# Raw data
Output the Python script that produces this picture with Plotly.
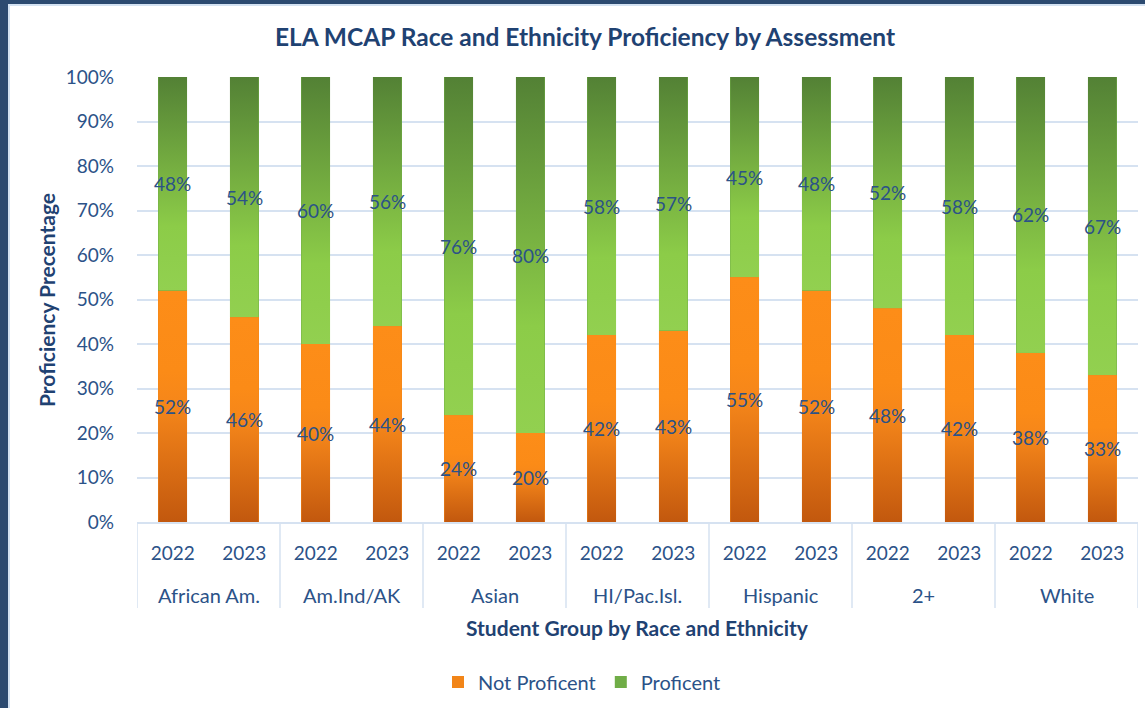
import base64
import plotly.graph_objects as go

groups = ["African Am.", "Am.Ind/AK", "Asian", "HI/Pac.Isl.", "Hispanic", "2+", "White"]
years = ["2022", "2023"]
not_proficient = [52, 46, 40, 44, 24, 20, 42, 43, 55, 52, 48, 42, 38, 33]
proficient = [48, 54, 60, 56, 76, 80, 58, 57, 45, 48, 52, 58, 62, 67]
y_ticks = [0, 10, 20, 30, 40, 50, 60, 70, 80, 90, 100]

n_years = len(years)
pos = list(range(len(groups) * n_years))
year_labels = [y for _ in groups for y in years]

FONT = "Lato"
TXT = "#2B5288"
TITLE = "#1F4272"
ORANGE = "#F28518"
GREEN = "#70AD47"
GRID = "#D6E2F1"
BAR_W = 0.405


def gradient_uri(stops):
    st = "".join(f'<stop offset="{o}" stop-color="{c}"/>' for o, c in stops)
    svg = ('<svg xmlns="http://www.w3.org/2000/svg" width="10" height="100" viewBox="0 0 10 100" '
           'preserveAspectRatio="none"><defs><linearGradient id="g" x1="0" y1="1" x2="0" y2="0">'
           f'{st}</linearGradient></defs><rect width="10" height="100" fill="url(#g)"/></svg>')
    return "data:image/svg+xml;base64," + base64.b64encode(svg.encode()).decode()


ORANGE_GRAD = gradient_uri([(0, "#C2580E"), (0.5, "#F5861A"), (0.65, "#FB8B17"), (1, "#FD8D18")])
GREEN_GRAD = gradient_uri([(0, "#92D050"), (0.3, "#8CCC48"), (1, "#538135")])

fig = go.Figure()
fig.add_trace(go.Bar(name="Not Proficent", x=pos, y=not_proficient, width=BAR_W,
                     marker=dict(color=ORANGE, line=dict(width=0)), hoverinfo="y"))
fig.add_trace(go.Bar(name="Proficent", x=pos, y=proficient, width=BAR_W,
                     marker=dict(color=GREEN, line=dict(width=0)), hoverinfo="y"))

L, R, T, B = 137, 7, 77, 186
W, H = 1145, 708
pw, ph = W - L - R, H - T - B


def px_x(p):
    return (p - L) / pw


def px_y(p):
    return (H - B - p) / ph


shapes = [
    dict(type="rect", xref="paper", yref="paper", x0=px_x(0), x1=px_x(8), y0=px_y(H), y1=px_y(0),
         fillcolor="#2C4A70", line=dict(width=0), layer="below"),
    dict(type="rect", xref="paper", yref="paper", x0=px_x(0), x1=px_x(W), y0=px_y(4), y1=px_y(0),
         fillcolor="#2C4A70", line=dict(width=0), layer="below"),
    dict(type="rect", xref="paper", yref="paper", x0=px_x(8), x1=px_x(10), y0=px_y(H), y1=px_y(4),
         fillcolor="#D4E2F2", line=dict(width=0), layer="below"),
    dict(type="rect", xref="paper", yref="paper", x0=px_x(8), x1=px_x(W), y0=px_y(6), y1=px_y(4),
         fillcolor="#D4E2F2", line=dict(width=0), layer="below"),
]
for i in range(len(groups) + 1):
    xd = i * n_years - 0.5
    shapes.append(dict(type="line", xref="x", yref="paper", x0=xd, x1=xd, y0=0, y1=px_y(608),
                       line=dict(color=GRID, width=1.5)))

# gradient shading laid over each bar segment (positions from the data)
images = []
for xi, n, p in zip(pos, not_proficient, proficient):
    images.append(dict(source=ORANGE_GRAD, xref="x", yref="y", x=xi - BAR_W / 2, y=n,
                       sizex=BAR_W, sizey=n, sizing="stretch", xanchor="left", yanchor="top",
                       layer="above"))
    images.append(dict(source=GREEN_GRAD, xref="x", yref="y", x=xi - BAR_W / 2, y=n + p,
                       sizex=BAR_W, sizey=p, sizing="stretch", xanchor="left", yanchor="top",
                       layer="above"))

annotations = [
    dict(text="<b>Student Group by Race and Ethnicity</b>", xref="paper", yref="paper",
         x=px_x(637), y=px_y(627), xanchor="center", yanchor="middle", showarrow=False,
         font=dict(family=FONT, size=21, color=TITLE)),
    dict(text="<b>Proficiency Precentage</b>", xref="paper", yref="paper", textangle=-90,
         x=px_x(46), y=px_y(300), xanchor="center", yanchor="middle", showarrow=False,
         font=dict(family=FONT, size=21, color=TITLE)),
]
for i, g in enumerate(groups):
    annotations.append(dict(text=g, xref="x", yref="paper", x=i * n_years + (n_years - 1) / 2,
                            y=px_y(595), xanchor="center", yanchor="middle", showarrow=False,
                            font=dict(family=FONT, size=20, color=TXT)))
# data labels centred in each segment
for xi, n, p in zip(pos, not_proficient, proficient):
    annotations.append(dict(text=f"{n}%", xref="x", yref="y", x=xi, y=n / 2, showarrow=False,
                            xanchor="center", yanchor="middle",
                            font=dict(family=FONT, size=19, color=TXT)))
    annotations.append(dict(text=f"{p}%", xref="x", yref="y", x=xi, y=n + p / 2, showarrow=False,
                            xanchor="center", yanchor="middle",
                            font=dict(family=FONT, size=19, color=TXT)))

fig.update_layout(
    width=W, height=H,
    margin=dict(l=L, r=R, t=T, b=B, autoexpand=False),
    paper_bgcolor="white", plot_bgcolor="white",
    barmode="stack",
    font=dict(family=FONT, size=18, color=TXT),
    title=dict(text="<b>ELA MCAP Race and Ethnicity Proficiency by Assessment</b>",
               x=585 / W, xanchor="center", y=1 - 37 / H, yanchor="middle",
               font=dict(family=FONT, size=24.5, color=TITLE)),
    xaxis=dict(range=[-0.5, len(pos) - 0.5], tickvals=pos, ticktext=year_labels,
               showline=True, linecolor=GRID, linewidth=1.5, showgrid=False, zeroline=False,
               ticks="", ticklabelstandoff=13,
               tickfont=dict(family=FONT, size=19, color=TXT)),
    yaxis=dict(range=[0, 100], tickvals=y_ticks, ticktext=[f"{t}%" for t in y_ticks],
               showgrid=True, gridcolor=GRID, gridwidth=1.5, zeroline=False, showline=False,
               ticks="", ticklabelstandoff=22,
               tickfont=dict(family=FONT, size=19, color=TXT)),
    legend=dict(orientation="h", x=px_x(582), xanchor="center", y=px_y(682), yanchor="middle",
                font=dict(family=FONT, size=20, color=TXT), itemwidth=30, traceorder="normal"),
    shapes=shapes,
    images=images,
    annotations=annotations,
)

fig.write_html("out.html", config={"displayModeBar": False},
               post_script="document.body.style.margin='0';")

# Written exercise
Your task is to reproduce all of the material exactly. The pictures stay out.

# Task response
Output the Python script that produces this picture with Plotly.
import base64
import plotly.graph_objects as go

groups = ["African Am.", "Am.Ind/AK", "Asian", "HI/Pac.Isl.", "Hispanic", "2+", "White"]
years = ["2022", "2023"]
not_proficient = [52, 46, 40, 44, 24, 20, 42, 43, 55, 52, 48, 42, 38, 33]
proficient = [48, 54, 60, 56, 76, 80, 58, 57, 45, 48, 52, 58, 62, 67]
y_ticks = [0, 10, 20, 30, 40, 50, 60, 70, 80, 90, 100]

n_years = len(years)
pos = list(range(len(groups) * n_years))
year_labels = [y for _ in groups for y in years]

FONT = "Lato"
TXT = "#2B5288"
TITLE = "#1F4272"
ORANGE = "#F28518"
GREEN = "#70AD47"
GRID = "#D6E2F1"
BAR_W = 0.405


def gradient_uri(stops):
    st = "".join(f'<stop offset="{o}" stop-color="{c}"/>' for o, c in stops)
    svg = ('<svg xmlns="http://www.w3.org/2000/svg" width="10" height="100" viewBox="0 0 10 100" '
           'preserveAspectRatio="none"><defs><linearGradient id="g" x1="0" y1="1" x2="0" y2="0">'
           f'{st}</linearGradient></defs><rect width="10" height="100" fill="url(#g)"/></svg>')
    return "data:image/svg+xml;base64," + base64.b64encode(svg.encode()).decode()


ORANGE_GRAD = gradient_uri([(0, "#C2580E"), (0.5, "#F5861A"), (0.65, "#FB8B17"), (1, "#FD8D18")])
GREEN_GRAD = gradient_uri([(0, "#92D050"), (0.3, "#8CCC48"), (1, "#538135")])

fig = go.Figure()
fig.add_trace(go.Bar(name="Not Proficent", x=pos, y=not_proficient, width=BAR_W,
                     marker=dict(color=ORANGE, line=dict(width=0)), hoverinfo="y"))
fig.add_trace(go.Bar(name="Proficent", x=pos, y=proficient, width=BAR_W,
                     marker=dict(color=GREEN, line=dict(width=0)), hoverinfo="y"))

L, R, T, B = 137, 7, 77, 186
W, H = 1145, 708
pw, ph = W - L - R, H - T - B


def px_x(p):
    return (p - L) / pw


def px_y(p):
    return (H - B - p) / ph


shapes = [
    dict(type="rect", xref="paper", yref="paper", x0=px_x(0), x1=px_x(8), y0=px_y(H), y1=px_y(0),
         fillcolor="#2C4A70", line=dict(width=0), layer="below"),
    dict(type="rect", xref="paper", yref="paper", x0=px_x(0), x1=px_x(W), y0=px_y(4), y1=px_y(0),
         fillcolor="#2C4A70", line=dict(width=0), layer="below"),
    dict(type="rect", xref="paper", yref="paper", x0=px_x(8), x1=px_x(10), y0=px_y(H), y1=px_y(4),
         fillcolor="#D4E2F2", line=dict(width=0), layer="below"),
    dict(type="rect", xref="paper", yref="paper", x0=px_x(8), x1=px_x(W), y0=px_y(6), y1=px_y(4),
         fillcolor="#D4E2F2", line=dict(width=0), layer="below"),
]
for i in range(len(groups) + 1):
    xd = i * n_years - 0.5
    shapes.append(dict(type="line", xref="x", yref="paper", x0=xd, x1=xd, y0=0, y1=px_y(608),
                       line=dict(color=GRID, width=1.5)))

# gradient shading laid over each bar segment (positions from the data)
images = []
for xi, n, p in zip(pos, not_proficient, proficient):
    images.append(dict(source=ORANGE_GRAD, xref="x", yref="y", x=xi - BAR_W / 2, y=n,
                       sizex=BAR_W, sizey=n, sizing="stretch", xanchor="left", yanchor="top",
                       layer="above"))
    images.append(dict(source=GREEN_GRAD, xref="x", yref="y", x=xi - BAR_W / 2, y=n + p,
                       sizex=BAR_W, sizey=p, sizing="stretch", xanchor="left", yanchor="top",
                       layer="above"))

annotations = [
    dict(text="<b>Student Group by Race and Ethnicity</b>", xref="paper", yref="paper",
         x=px_x(637), y=px_y(627), xanchor="center", yanchor="middle", showarrow=False,
         font=dict(family=FONT, size=21, color=TITLE)),
    dict(text="<b>Proficiency Precentage</b>", xref="paper", yref="paper", textangle=-90,
         x=px_x(46), y=px_y(300), xanchor="center", yanchor="middle", showarrow=False,
         font=dict(family=FONT, size=21, color=TITLE)),
]
for i, g in enumerate(groups):
    annotations.append(dict(text=g, xref="x", yref="paper", x=i * n_years + (n_years - 1) / 2,
                            y=px_y(595), xanchor="center", yanchor="middle", showarrow=False,
                            font=dict(family=FONT, size=20, color=TXT)))
# data labels centred in each segment
for xi, n, p in zip(pos, not_proficient, proficient):
    annotations.append(dict(text=f"{n}%", xref="x", yref="y", x=xi, y=n / 2, showarrow=False,
                            xanchor="center", yanchor="middle",
                            font=dict(family=FONT, size=19, color=TXT)))
    annotations.append(dict(text=f"{p}%", xref="x", yref="y", x=xi, y=n + p / 2, showarrow=False,
                            xanchor="center", yanchor="middle",
                            font=dict(family=FONT, size=19, color=TXT)))

fig.update_layout(
    width=W, height=H,
    margin=dict(l=L, r=R, t=T, b=B, autoexpand=False),
    paper_bgcolor="white", plot_bgcolor="white",
    barmode="stack",
    font=dict(family=FONT, size=18, color=TXT),
    title=dict(text="<b>ELA MCAP Race and Ethnicity Proficiency by Assessment</b>",
               x=585 / W, xanchor="center", y=1 - 37 / H, yanchor="middle",
               font=dict(family=FONT, size=24.5, color=TITLE)),
    xaxis=dict(range=[-0.5, len(pos) - 0.5], tickvals=pos, ticktext=year_labels,
               showline=True, linecolor=GRID, linewidth=1.5, showgrid=False, zeroline=False,
               ticks="", ticklabelstandoff=13,
               tickfont=dict(family=FONT, size=19, color=TXT)),
    yaxis=dict(range=[0, 100], tickvals=y_ticks, ticktext=[f"{t}%" for t in y_ticks],
               showgrid=True, gridcolor=GRID, gridwidth=1.5, zeroline=False, showline=False,
               ticks="", ticklabelstandoff=22,
               tickfont=dict(family=FONT, size=19, color=TXT)),
    legend=dict(orientation="h", x=px_x(582), xanchor="center", y=px_y(682), yanchor="middle",
                font=dict(family=FONT, size=20, color=TXT), itemwidth=30, traceorder="normal"),
    shapes=shapes,
    images=images,
    annotations=annotations,
)

fig.write_html("out.html", config={"displayModeBar": False},
               post_script="document.body.style.margin='0';")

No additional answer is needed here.